James T. Liu
University of Michigan
Professor Liu has numerous theoretical interests, including integrable systems, particle phenomenology, and QCD. Nevertheless, he has focused his research on string theory and M-theory. He has made important contributions to the study of solitons and black holes in string theory, with particular emphasis on dualities connecting various string theories and compactifications into a single unified framework. These include the study of H-monopoles (a name coined by Gauntlett, Harvey and Liu) as well as the explanation for string/string duality based on M2/M5-duality (in work with Duff and Minasian). This latter development opened the door to eleven dimensions and was one of the important milestones in the formulation of M-theory. Overall, Professor Liu has worked extensively on supergravity solutions and their spacetime properties. He has constructed explicit monopole and brane solutions, and has used them as a means of testing various duality conjectures. Professor Liu has also focused his work on consistent Kaluza-Klein reductions and on lifting solutions to ten or eleven dimensions as a means of identifying their fundamental nature in terms of the building blocks of M-theory.

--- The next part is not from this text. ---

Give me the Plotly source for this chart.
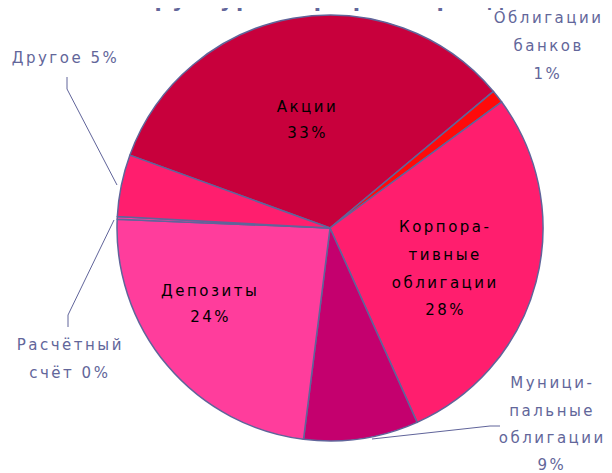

Such investigations of explicit solutions and supergravity fields in nontrivial backgrounds have played important roles throughout the exploration of AdS/CFT duality and holography. Professor Liu's current interests involve generalizations of AdS/CFT as well as braneworlds and warped geometries. For the latter, he hopes to develop a closer connection between supersymmetric braneworld scenarios and M-theory. Along these lines, he is exploring the holography of bulk spaces with a cutoff as well as the consistent trapping of bulk matter on the brane. Professor Liu believes this direction of research may have important consequences for M-theory, and likes to ponder the fate of extra dimensions in the universe.